» **Directions for this task**
Begin with the first line of the material and write out each line exactly, ending with the line that contains "import * as". Pictures are not part of the copy.

» **Source excerpt**
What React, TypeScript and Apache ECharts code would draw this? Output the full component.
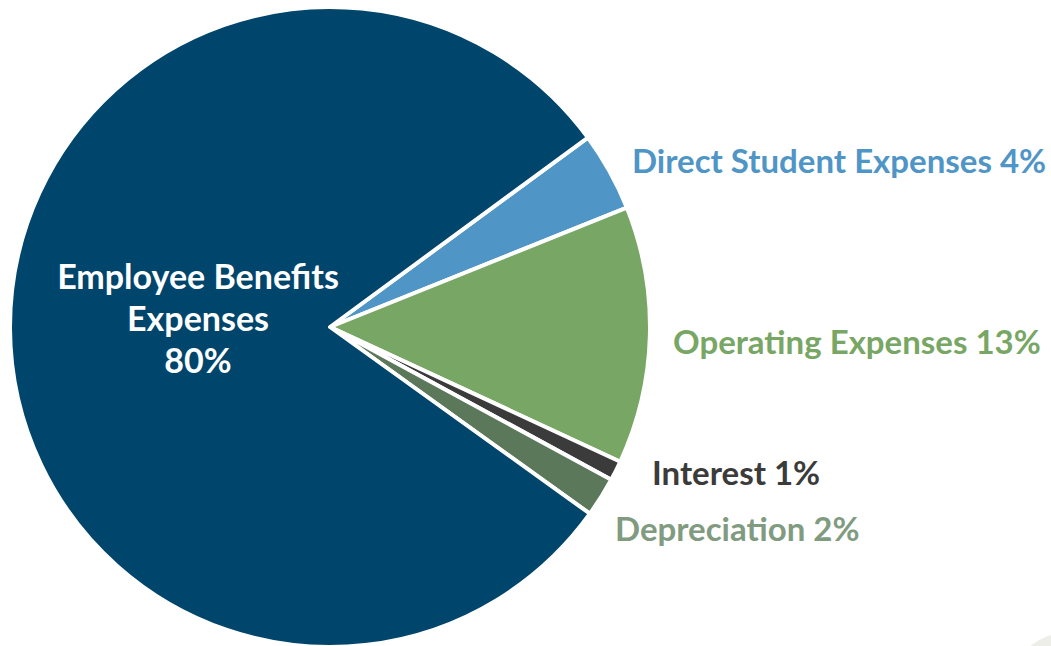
import React, { useEffect, useRef } from "react";
import * as echarts from "echarts";

const categories = [
  "Direct Student Expenses",
  "Operating Expenses",
  "Interest",
  "Depreciation",
  "Employee Benefits Expenses",
];
const values = [4, 13, 1, 2, 80];
const sliceColors = ["#4f95c6", "#78a664", "#3b3b3b", "#5b785b", "#00456b"];
const labelColors = ["#4f95c6", "#78a664", "#3b3b3b", "#809b80", "#ffffff"];

// label anchor positions (left edge / vertical middle), by data index
const labelPos: Record<number, { x: number; y: number; align: string }> = {
  0: { x: 632, y: 160, align: "left" },
  1: { x: 673, y: 341, align: "left" },
  2: { x: 652, y: 472, align: "left" },
  3: { x: 615, y: 528, align: "left" },
  4: { x: 198, y: 317, align: "center" },
};

export default function App() {
  const ref = useRef<HTMLDivElement>(null);
  useEffect(() => {
    if (!ref.current) return;
    const chart = echarts.init(ref.current, undefined, { renderer: "svg" });
    const data = categories.map((name, i) => ({
      name,
      value: values[i],
      itemStyle: { color: sliceColors[i] },
      label: {
        color: labelColors[i],
        position: i === 4 ? "inside" : "outside",
        formatter: i === 4 ? "Employee Benefits\nExpenses\n{c}%" : "{b} {c}%",
        fontSize: i === 4 ? 34 : 33,
        lineHeight: i === 4 ? 42 : undefined,
      },
    }));
    chart.setOption({
      animation: false,
      backgroundColor: "#ffffff",
      graphic: [
        {
          type: "circle",
          shape: { cx: 1070, cy: 695, r: 63 },
          style: { fill: "#eceee7" },
          z: -1,
        },
      ],
      series: [
        {
          type: "pie",
          center: [330, 327],
          radius: [0, 320],
          startAngle: 36.3,
          clockwise: true,
          avoidLabelOverlap: false,
          itemStyle: { borderColor: "#ffffff", borderWidth: 4 },
          emphasis: { disabled: true },
          labelLine: { show: false },
          label: {
            show: true,
            fontFamily: "Lato",
            fontWeight: "bold",
          },
          labelLayout: (params: any) => {
            const p = labelPos[params.dataIndex];
            return {
              x: p.x,
              y: p.y,
              align: p.align,
              verticalAlign: "middle",
              hideOverlap: false,
            };
          },
          data,
        },
      ],
    });
    return () => chart.dispose();
  }, []);
  return (
    <div
      ref={ref}
      style={{ position: "fixed", left: 0, top: 0, width: 1051, height: 646 }}
    />
  );
}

» **Response below**
What React, TypeScript and Apache ECharts code would draw this? Output the full component.
import React, { useEffect, useRef } from "react";
import * as echarts from "echarts";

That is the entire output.